Start
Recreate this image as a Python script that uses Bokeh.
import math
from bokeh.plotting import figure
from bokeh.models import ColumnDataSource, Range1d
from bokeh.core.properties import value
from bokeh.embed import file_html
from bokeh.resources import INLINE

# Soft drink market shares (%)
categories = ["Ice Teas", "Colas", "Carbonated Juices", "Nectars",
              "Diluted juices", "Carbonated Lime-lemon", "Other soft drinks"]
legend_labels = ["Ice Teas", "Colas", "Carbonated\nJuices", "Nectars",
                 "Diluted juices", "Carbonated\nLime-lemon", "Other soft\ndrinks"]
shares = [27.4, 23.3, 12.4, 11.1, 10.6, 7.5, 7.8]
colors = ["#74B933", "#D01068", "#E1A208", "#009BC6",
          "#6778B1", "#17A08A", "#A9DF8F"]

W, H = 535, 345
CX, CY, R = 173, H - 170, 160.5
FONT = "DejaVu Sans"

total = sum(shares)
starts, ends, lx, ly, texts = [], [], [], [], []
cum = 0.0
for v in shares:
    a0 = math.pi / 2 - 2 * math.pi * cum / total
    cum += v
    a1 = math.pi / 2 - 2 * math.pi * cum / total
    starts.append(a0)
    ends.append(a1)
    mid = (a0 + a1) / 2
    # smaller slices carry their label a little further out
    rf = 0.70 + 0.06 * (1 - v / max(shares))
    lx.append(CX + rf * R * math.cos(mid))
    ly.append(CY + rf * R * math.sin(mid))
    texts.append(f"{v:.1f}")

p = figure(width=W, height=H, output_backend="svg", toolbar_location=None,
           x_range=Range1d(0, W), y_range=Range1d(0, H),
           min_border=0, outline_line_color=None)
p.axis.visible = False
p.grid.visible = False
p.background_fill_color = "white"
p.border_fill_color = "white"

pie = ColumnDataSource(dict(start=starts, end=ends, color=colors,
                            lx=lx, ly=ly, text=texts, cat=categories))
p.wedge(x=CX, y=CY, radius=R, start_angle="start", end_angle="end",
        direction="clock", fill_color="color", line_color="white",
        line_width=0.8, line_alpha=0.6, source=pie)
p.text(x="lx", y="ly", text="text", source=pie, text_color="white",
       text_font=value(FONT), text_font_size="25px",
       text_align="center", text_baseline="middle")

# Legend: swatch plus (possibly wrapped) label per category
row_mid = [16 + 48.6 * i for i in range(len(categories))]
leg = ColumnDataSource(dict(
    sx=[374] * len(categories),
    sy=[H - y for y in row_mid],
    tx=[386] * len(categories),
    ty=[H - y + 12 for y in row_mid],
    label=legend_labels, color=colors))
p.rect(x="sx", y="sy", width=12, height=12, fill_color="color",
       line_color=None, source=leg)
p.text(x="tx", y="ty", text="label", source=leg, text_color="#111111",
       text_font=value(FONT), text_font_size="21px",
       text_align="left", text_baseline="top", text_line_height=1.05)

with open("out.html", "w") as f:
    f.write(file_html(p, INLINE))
End
Start
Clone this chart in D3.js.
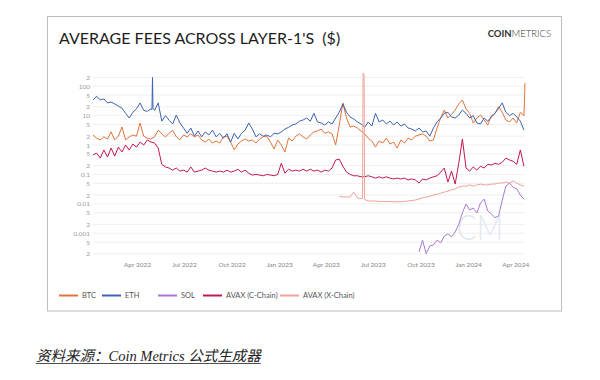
End
Start
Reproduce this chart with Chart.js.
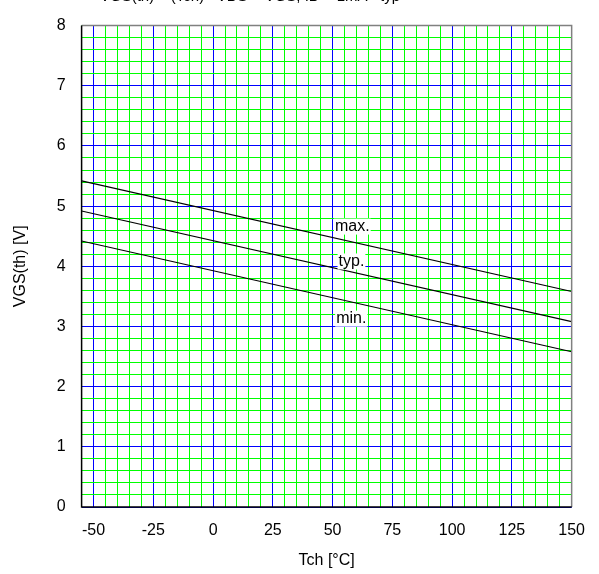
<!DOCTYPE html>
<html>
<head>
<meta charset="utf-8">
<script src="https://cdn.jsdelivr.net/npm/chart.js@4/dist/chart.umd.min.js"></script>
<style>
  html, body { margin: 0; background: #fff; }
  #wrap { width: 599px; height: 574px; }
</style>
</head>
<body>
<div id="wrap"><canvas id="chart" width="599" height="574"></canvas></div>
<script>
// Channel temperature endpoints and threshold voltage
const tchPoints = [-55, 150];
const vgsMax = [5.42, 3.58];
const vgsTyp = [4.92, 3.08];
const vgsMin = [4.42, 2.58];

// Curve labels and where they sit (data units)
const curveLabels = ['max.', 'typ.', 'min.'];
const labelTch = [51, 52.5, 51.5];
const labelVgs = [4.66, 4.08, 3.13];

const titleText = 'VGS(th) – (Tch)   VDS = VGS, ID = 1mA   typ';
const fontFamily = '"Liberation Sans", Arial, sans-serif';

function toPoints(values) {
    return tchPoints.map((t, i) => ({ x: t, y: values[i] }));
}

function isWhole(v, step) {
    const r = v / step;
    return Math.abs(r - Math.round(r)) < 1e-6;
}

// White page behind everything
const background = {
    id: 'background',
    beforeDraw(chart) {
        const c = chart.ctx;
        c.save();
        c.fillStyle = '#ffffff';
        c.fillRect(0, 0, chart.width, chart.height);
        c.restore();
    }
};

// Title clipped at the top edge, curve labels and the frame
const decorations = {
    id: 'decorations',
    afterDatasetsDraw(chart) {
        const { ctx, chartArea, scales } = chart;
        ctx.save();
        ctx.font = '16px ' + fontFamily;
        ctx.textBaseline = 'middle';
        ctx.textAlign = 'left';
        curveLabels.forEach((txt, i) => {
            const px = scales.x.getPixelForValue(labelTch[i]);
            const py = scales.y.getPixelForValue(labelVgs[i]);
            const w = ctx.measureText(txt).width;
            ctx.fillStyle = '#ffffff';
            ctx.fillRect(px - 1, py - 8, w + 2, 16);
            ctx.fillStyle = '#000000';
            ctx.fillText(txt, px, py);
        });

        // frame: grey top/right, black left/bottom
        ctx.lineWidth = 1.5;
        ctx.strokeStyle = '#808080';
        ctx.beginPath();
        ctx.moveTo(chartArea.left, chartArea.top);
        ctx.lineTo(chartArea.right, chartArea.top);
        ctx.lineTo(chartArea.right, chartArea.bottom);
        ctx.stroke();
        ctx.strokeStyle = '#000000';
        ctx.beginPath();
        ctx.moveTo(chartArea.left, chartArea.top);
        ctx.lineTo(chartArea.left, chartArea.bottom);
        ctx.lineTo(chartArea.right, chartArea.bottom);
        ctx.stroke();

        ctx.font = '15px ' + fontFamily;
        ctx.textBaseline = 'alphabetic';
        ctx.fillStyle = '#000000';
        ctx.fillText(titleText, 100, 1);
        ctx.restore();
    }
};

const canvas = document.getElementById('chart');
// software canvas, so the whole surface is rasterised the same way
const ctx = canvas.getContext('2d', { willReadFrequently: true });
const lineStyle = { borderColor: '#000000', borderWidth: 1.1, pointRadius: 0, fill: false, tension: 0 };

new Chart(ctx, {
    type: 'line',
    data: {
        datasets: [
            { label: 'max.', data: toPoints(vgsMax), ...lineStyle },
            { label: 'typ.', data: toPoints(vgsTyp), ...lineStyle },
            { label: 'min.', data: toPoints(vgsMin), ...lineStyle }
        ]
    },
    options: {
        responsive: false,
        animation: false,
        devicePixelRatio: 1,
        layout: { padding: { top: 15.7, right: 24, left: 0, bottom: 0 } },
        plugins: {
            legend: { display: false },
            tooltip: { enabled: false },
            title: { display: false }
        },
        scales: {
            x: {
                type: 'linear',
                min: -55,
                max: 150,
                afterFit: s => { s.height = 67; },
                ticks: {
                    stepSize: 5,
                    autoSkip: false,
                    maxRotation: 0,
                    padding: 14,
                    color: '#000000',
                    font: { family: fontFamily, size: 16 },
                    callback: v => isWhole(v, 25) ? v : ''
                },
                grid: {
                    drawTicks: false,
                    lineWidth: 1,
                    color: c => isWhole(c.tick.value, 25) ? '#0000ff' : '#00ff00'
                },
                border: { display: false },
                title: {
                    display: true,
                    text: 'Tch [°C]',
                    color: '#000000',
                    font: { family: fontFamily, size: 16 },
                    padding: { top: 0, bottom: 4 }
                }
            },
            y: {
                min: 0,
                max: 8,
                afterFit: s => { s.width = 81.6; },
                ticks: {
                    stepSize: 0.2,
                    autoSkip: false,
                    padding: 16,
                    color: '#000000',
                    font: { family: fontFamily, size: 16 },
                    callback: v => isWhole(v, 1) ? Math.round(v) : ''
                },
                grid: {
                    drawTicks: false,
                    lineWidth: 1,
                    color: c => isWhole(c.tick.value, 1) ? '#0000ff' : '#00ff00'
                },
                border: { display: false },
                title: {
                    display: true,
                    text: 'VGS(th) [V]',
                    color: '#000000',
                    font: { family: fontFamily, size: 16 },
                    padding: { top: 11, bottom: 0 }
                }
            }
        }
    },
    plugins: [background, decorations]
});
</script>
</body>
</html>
End
Task to complete. Repeat word for word the lines from the line containing "Recreate this image" to the line containing "from bokeh.resources import INLINE", both lines included; nothing else should appear.

Full response.
Recreate this image as a Python script that uses Bokeh.
import math
from bokeh.plotting import figure
from bokeh.models import ColumnDataSource, Range1d
from bokeh.core.properties import value
from bokeh.embed import file_html
from bokeh.resources import INLINE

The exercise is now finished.